[Source code of charts]

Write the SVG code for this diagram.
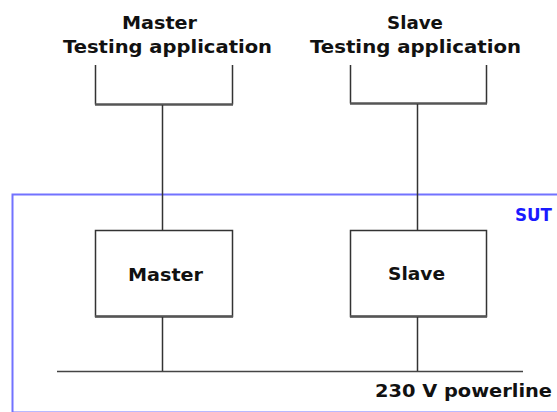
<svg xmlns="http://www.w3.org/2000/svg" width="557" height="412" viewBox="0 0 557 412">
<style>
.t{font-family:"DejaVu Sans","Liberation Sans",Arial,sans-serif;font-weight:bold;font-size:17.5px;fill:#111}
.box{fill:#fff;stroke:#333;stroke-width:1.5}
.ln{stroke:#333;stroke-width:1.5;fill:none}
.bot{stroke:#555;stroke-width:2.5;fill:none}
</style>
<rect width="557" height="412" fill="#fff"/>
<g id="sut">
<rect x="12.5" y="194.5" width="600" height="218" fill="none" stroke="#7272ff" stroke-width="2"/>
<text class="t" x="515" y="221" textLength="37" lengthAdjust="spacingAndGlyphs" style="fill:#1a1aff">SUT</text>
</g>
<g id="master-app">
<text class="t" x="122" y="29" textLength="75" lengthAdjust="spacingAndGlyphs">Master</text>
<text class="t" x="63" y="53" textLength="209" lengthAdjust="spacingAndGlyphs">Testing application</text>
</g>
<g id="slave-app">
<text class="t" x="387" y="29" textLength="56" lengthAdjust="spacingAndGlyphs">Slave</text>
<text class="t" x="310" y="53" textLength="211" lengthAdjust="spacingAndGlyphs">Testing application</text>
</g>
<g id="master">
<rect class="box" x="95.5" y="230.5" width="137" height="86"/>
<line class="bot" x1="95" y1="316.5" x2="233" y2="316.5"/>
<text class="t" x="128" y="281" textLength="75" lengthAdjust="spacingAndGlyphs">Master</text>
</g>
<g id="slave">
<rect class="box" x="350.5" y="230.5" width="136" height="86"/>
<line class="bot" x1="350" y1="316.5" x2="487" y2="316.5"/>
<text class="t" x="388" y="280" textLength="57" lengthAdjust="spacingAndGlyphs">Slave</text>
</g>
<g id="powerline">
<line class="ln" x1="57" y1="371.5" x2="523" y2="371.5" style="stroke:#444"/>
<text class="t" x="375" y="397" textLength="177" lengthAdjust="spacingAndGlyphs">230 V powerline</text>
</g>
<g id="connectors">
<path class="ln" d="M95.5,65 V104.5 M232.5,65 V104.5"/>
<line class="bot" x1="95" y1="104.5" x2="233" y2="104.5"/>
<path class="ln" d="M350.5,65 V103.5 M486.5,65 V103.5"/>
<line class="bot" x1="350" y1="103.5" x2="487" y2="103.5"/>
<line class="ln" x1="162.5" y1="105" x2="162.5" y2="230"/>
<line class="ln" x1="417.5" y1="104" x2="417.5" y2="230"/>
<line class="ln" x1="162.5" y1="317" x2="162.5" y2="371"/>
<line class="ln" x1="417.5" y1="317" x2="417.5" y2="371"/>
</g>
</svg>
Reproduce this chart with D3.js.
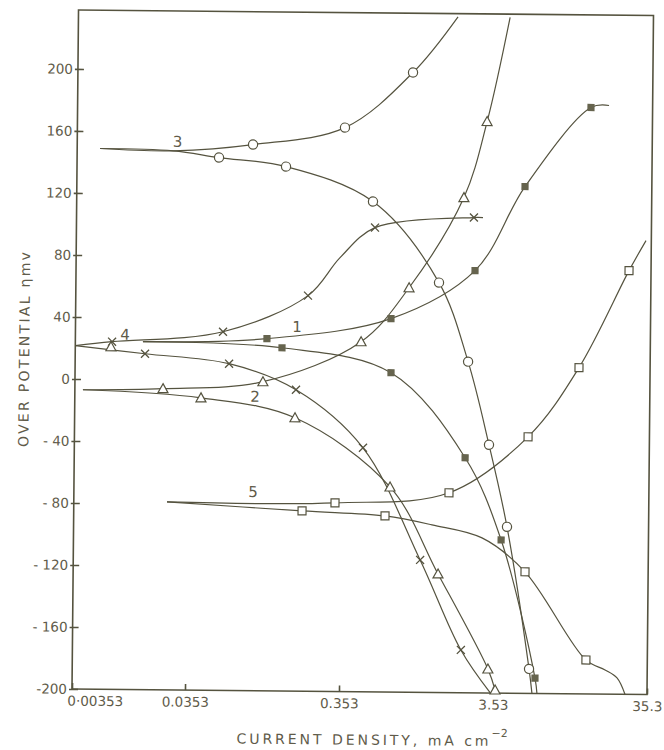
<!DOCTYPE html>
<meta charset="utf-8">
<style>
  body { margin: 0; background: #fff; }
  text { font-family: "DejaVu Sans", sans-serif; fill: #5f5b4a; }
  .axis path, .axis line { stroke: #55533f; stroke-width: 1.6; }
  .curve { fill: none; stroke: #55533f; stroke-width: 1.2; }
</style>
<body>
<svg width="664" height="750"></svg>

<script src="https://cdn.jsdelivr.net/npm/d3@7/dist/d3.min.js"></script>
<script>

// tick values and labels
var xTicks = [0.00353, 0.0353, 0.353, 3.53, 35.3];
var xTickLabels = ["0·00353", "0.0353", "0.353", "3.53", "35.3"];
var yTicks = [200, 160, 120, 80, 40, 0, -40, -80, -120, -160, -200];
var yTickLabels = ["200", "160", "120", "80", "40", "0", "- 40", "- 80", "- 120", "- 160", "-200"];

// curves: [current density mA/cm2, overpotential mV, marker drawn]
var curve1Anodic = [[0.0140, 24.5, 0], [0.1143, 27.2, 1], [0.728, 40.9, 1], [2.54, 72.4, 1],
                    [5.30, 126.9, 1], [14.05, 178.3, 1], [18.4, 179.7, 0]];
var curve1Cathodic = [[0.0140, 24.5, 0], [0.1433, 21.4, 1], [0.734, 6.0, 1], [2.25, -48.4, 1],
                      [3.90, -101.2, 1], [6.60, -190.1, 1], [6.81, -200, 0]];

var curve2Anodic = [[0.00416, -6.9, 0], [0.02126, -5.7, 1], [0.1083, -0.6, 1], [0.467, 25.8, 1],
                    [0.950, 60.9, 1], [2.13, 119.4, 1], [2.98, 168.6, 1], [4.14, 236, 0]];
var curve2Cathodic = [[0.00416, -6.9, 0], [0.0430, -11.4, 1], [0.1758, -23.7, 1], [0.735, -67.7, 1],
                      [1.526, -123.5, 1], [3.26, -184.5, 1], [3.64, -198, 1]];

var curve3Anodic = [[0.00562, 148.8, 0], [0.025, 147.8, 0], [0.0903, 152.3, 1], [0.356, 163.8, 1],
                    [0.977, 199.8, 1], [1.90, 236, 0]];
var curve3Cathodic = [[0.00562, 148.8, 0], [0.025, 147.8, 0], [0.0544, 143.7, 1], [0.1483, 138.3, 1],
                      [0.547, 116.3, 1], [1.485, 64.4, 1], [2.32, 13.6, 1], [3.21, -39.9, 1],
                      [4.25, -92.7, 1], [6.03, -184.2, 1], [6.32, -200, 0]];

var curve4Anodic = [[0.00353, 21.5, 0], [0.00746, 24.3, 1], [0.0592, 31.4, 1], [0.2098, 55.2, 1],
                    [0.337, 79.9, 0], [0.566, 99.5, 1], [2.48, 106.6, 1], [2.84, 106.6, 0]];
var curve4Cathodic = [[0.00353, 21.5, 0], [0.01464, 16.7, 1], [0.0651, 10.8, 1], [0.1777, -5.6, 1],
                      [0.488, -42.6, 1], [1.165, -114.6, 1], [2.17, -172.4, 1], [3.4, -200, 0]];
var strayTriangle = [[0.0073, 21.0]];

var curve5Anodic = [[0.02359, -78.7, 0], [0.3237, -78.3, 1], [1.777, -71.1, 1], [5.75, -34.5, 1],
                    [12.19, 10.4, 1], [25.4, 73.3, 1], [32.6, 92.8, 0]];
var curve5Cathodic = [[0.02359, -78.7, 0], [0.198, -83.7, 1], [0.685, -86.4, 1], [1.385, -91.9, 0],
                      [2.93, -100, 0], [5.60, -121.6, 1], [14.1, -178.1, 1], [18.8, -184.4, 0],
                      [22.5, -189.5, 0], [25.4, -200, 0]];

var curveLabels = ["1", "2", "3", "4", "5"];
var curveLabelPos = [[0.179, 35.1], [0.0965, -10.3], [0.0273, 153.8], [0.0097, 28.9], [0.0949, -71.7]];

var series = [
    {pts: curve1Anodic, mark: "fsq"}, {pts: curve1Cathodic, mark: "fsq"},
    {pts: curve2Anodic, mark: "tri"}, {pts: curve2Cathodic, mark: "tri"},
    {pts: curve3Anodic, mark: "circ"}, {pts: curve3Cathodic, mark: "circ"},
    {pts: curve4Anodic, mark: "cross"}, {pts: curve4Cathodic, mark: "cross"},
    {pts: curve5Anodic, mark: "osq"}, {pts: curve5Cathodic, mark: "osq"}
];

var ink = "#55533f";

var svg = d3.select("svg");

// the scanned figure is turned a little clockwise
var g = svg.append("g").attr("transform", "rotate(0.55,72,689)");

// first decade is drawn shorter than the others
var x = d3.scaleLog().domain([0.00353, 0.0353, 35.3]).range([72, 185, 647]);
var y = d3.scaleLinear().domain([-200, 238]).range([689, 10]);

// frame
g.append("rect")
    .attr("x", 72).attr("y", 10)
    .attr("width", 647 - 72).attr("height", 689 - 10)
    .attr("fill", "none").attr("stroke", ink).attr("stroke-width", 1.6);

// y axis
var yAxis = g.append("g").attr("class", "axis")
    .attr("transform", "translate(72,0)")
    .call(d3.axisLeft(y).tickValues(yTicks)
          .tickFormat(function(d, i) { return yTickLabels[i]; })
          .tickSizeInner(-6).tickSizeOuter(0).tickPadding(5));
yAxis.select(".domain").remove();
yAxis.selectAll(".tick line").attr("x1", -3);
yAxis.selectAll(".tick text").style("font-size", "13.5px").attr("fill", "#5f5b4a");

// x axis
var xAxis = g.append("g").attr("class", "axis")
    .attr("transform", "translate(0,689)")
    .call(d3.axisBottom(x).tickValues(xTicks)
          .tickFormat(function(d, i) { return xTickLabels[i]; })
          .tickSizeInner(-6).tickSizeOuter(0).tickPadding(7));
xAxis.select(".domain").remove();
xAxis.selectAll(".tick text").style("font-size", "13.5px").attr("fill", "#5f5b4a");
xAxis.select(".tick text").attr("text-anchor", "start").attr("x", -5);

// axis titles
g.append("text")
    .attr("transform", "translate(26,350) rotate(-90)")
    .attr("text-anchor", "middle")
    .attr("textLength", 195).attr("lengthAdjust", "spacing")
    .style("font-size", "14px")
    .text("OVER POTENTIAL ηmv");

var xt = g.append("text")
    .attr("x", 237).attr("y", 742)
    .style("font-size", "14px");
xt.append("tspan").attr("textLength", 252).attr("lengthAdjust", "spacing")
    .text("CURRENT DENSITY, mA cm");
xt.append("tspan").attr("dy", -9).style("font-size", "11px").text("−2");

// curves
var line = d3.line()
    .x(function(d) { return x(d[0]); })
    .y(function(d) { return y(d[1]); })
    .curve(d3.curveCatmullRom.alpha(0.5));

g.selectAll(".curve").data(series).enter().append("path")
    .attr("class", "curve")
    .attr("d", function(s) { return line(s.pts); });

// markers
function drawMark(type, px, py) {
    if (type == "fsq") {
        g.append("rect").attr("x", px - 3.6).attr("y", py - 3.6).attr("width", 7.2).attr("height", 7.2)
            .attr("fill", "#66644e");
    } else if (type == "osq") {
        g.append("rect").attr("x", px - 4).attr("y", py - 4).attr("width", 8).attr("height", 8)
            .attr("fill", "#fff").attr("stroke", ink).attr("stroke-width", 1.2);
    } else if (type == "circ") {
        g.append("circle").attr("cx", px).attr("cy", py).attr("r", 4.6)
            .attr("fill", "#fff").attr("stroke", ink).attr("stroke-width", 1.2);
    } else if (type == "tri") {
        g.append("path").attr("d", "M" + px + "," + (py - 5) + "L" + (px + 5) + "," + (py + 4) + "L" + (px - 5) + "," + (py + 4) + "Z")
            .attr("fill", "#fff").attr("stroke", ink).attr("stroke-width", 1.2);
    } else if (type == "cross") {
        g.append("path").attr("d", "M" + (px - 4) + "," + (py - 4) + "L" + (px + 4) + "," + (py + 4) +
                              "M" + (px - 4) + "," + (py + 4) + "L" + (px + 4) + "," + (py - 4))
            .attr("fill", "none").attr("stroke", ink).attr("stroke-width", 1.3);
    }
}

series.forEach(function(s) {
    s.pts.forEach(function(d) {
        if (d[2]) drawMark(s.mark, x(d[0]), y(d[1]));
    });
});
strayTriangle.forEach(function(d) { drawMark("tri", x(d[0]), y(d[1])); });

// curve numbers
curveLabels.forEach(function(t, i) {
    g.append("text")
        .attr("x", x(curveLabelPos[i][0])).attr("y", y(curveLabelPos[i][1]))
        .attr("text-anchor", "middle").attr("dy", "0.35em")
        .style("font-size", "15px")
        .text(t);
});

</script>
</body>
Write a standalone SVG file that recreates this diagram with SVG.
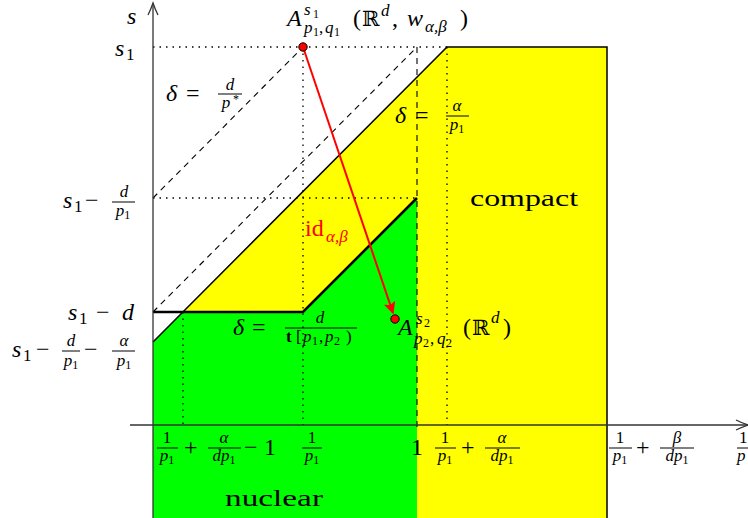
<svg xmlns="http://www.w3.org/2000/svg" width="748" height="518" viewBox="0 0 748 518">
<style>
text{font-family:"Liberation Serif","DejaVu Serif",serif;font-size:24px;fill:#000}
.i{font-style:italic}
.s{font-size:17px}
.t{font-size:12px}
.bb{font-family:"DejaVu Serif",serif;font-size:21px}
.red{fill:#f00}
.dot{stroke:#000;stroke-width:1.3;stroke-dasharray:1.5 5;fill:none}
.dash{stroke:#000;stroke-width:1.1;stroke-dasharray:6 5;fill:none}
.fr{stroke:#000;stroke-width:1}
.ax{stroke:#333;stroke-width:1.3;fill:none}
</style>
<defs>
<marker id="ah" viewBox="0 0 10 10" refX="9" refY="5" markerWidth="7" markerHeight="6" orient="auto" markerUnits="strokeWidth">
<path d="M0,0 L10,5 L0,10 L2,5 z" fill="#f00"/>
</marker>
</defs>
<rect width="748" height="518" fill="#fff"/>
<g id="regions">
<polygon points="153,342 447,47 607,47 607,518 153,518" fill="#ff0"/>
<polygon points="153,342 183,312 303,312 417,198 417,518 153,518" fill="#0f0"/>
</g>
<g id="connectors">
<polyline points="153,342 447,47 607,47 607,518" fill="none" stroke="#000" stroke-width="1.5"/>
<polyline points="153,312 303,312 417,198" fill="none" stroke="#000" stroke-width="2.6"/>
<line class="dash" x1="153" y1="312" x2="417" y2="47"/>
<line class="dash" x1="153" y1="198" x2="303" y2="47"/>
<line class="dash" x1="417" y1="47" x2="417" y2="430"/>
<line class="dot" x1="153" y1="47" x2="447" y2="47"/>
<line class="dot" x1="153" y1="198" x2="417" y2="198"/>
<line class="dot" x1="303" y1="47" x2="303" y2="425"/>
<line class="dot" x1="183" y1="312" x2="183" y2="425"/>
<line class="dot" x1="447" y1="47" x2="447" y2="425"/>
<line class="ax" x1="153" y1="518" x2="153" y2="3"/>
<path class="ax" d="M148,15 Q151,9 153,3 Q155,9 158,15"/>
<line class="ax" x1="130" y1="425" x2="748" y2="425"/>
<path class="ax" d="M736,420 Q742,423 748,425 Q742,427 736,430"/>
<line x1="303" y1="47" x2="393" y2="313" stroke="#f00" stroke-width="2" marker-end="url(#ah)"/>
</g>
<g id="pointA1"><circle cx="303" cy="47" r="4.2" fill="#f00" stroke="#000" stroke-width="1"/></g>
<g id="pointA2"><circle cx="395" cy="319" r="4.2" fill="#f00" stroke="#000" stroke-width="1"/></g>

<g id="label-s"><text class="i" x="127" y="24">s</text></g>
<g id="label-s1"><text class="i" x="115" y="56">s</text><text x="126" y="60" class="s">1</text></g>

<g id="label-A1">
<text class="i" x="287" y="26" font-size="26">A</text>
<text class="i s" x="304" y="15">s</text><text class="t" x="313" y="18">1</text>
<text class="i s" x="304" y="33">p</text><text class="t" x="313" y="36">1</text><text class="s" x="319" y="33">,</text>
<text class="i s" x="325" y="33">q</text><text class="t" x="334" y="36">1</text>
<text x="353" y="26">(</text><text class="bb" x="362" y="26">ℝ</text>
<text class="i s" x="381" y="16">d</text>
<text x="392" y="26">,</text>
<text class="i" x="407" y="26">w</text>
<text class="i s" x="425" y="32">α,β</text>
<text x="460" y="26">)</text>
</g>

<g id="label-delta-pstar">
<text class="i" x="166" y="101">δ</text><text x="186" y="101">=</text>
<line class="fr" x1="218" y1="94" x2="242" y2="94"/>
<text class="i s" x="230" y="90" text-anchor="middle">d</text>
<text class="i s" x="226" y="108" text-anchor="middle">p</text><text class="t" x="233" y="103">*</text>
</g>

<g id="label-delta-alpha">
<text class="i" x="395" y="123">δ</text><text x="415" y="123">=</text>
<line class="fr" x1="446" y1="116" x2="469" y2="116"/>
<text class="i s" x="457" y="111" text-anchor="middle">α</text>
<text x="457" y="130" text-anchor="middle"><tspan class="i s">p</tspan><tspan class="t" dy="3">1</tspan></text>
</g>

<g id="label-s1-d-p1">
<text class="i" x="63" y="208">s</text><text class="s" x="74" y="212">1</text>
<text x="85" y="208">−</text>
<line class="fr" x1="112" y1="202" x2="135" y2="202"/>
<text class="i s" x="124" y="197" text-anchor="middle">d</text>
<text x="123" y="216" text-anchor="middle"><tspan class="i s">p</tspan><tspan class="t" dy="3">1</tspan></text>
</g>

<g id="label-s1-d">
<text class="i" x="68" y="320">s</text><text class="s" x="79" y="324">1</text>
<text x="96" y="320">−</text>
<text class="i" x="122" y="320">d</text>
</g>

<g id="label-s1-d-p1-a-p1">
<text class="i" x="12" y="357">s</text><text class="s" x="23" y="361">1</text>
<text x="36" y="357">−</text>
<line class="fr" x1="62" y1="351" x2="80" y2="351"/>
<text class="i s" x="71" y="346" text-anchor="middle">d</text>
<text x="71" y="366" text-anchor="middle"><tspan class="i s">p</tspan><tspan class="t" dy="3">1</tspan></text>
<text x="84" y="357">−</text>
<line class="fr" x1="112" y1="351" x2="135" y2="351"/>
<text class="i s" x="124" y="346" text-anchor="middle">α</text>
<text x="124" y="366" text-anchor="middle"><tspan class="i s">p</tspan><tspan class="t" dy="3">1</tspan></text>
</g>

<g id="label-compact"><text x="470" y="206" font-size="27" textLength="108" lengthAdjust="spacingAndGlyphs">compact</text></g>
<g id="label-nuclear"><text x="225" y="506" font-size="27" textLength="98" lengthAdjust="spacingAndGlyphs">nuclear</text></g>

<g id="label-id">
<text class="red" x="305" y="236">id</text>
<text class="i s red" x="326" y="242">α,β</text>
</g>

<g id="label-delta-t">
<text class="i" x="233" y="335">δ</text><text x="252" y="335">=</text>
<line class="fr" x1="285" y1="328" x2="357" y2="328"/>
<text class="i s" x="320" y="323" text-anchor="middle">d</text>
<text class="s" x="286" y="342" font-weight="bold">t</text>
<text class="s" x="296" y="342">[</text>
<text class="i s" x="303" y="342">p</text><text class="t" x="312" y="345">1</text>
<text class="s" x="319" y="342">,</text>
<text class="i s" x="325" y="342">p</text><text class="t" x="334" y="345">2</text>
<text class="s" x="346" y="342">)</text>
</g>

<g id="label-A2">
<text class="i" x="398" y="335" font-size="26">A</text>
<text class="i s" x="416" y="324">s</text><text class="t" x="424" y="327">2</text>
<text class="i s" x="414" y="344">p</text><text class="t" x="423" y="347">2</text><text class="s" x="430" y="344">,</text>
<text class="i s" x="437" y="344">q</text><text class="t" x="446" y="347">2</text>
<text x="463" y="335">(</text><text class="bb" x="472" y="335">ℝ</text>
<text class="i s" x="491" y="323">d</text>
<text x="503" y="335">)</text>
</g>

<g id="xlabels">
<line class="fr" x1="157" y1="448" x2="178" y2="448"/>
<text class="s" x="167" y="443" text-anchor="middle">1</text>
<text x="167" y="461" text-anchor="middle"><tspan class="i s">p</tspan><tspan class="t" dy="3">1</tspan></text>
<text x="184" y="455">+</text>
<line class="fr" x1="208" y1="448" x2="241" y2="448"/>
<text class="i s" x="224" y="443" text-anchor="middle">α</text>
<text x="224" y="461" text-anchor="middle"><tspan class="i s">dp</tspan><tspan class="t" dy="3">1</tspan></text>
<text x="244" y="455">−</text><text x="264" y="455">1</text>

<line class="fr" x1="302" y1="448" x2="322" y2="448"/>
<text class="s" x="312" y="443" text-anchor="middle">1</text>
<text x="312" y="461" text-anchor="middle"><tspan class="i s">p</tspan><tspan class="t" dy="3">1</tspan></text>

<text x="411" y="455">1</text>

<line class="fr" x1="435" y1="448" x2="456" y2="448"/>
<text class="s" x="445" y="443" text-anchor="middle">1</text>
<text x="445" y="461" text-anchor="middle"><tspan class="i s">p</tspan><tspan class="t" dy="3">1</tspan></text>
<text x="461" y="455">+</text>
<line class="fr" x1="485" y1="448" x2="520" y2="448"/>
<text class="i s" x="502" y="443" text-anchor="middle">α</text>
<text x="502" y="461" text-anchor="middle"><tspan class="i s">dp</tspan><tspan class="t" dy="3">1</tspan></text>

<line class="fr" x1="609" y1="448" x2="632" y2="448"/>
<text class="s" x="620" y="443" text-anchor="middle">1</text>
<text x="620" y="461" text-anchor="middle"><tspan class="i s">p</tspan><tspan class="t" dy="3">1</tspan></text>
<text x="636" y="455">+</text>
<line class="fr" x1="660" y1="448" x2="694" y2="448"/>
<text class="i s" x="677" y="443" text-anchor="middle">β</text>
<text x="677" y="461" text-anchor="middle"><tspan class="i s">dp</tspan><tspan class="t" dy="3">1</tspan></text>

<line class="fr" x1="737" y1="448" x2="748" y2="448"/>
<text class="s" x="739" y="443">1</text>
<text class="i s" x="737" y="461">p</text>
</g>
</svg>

_What you need to do_
Copy each line above where the string "with" occurs.

_Response to this exercise_
Reproduce this chart with D3.js.
Write a standalone SVG file that recreates this diagram with SVG.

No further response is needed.